A former Scottish Rite Masonic Temple built by Millard Sheets in 1961, the building now hosts the vibrant Collection of the Marciano Art Foundation. Inside, it is home to over 1,500 works of art by more than two hundred artists from the 1990s to the present. The MAF collection was born in 2006 and includes works by Doug Aitken, El Anatsui, Mark Bradford, Theaster Gates, Alex Israel, Anish Kapor, Gabriel Kuri, Takashi Murakami, Gabriel Orozco, Gerhard Richter, Tomas Saraceno, Analia Saban, Rirkrit Tiravanija, and Ai Weiwei to name a few; it was founded by French brothers Maurice and Paul Marciano, the former driving forces behind Guess.
The Marciano Art Foundation is the new museum in town; it opened its doors to the public less than two months ago on May 25th, 2017 with an exhibition titled “Unpacking the Marciano Collection,” conceived by Guest Curator Philipp Kaiser. The exhibition simultaneously accentuates the architecture of the building and the current state of the collection which acknowledges its future potential, while rummaging through its origins.
The museum space recently redesigned by Thai-born, Japan-Educated, L.A.-based architect Kulapat Yantrasast, opens up to a magnificent foyer featuring endless rows of gold accents over what seems to be the original marble of the main structure; which generates a beautiful contrast to the few artworks selected for display in this welcoming space. Another floor is exclusively hosting as of now a unique sculptural theater with multiple channel HD videos, soundtracks, and even 3d animations. While the main gallery upstairs carefully hides a few key components to the untrained eye, such as Millard Sheet’s mosaic that has remained as a part of the structure yet lies hidden behind a wall not to prominently take focus from the rest of the artworks exhibited in this room.
Visitors are guided through the Marciano Art Foundation with a great level of clever facetiousnes. Among the most amusing instances, 24-inch Copper (FedEx…) by Walead Beshty welcomes visitors into the main space, alongside Christopher Wools’ “ANDIFYOUCANTTAKEAJOKEYOUCANGETTHEFUCKOUTOFMYHOUSE,” or even the whimsical feel of the room devoted to Takashi Murakami and Paul McCarthy. But outside of some much needed moments of laughter, there are a few sobering components like “They Finally Broke the Pot of Wisdom,” by El Anatsui, or Rirkrit Tiravanija’s “Untitled (Los dias de esta sociedad son contados/18 de diciembre de 2009),” title which roughly translates to “The Days in this society are counted.”

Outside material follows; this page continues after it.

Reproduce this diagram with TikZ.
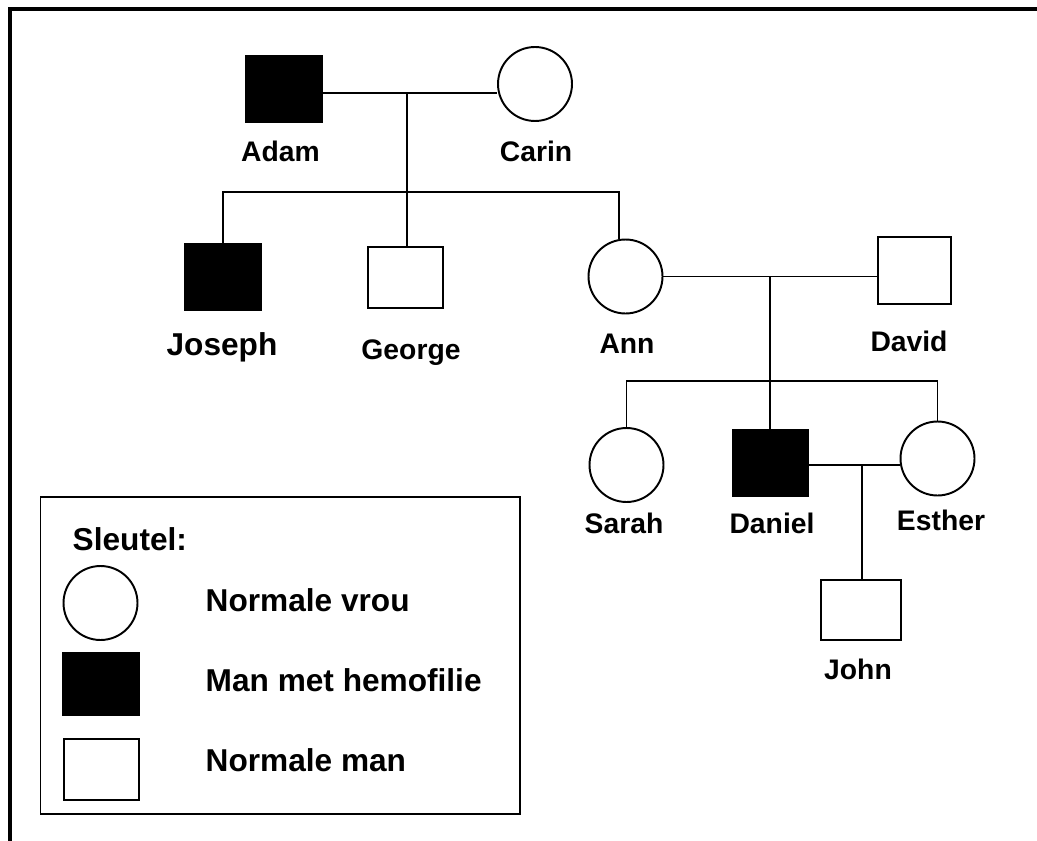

The collection contains key artists from around the world. Philipp Kaiser did a great job highlighting the unique features of the collection, as well as accentuate the multiple interests of the collectors themselves, from figurative sculptures to abstract paintings and installation pieces that include everything from flashing neon – to folded marble.
It is too early to tell what kind of relationship we will have with the Marciano Art Foundation — mostly because our relationship has just begun, we just met, this was our first date. We did find it to be sophisticated, eccentric, stunning, satirically eclectic and oh so exciting, intelligent, stylish and mysterious; all good things in both people and museums, but it is too early to tell where we are heading.
Will it call us again? Was this a one-time date? What does our future hold? Our date was a bit awkward at the beginning, we hit a weird conversation pause (no walls labels on the first floor) and we found navigating through our first moments a bit confusing, the exhibition on the first floor is more of an experience and less of an exhibition... hello the wig museum?... sure ok, so he is eclectic this one. Thankfully by the third floor, we were enjoying each others company just fine.
The Marciano Art Foundation put its best foot forward on the third floor: beautiful artworks from renown artists graced the entire exhibition floor, polished, refined, we laughed, we disagreed on a few key points, but overall this was a great first impression, I mean no one is perfect, but boy is MAF handsome, and smart, and all sorts of other amazing things. We will for sure keep in touch and see if this relationship flourishes. I am excited to see where things head for us, will programming kick in soon? Will their marketing strategy keep MAF in my mind constantly? Will they have delicious treats are their cafe? (which was o so closed the day of our date). We are eager to know if this place will be like the Broad where you only develop a real desire to visit once, or if this is more like LACMA where you make it a point to visit every time you drive near it.
The Marciano Art Foundation and us have a long way to go before we can develop a true friendship. However, I do see great potential in this museum and we'll continue to actively engage with it to see where this goes… wish us luck!